_Task details_:
Everything in the listing except the pictures should be written out exactly.

_Dataset extract_:
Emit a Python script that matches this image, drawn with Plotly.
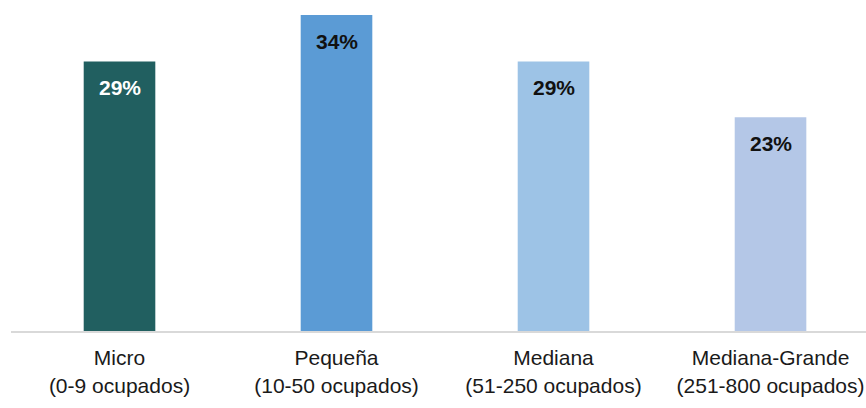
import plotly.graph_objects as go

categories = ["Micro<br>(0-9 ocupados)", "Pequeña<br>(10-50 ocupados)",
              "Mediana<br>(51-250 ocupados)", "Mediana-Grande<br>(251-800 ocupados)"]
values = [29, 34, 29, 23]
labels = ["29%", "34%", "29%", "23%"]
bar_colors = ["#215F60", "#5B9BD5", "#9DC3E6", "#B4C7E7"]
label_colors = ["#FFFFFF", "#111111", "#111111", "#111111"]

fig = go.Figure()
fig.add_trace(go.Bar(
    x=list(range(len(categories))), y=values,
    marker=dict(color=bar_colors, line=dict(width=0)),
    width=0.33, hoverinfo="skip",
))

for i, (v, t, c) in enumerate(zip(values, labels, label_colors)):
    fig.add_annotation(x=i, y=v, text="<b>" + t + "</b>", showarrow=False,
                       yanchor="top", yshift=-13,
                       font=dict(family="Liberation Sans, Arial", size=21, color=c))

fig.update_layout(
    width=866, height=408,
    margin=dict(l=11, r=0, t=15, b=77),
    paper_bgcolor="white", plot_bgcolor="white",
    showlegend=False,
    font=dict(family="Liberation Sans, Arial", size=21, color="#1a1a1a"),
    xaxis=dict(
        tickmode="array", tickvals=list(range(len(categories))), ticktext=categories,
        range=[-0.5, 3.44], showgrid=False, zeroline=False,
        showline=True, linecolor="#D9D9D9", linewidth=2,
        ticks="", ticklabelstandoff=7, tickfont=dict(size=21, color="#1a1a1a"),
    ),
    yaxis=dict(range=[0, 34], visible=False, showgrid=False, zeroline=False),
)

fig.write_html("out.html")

_Final result_:
Emit a Python script that matches this image, drawn with Plotly.
import plotly.graph_objects as go

categories = ["Micro<br>(0-9 ocupados)", "Pequeña<br>(10-50 ocupados)",
              "Mediana<br>(51-250 ocupados)", "Mediana-Grande<br>(251-800 ocupados)"]
values = [29, 34, 29, 23]
labels = ["29%", "34%", "29%", "23%"]
bar_colors = ["#215F60", "#5B9BD5", "#9DC3E6", "#B4C7E7"]
label_colors = ["#FFFFFF", "#111111", "#111111", "#111111"]

fig = go.Figure()
fig.add_trace(go.Bar(
    x=list(range(len(categories))), y=values,
    marker=dict(color=bar_colors, line=dict(width=0)),
    width=0.33, hoverinfo="skip",
))

for i, (v, t, c) in enumerate(zip(values, labels, label_colors)):
    fig.add_annotation(x=i, y=v, text="<b>" + t + "</b>", showarrow=False,
                       yanchor="top", yshift=-13,
                       font=dict(family="Liberation Sans, Arial", size=21, color=c))

fig.update_layout(
    width=866, height=408,
    margin=dict(l=11, r=0, t=15, b=77),
    paper_bgcolor="white", plot_bgcolor="white",
    showlegend=False,
    font=dict(family="Liberation Sans, Arial", size=21, color="#1a1a1a"),
    xaxis=dict(
        tickmode="array", tickvals=list(range(len(categories))), ticktext=categories,
        range=[-0.5, 3.44], showgrid=False, zeroline=False,
        showline=True, linecolor="#D9D9D9", linewidth=2,
        ticks="", ticklabelstandoff=7, tickfont=dict(size=21, color="#1a1a1a"),
    ),
    yaxis=dict(range=[0, 34], visible=False, showgrid=False, zeroline=False),
)

fig.write_html("out.html")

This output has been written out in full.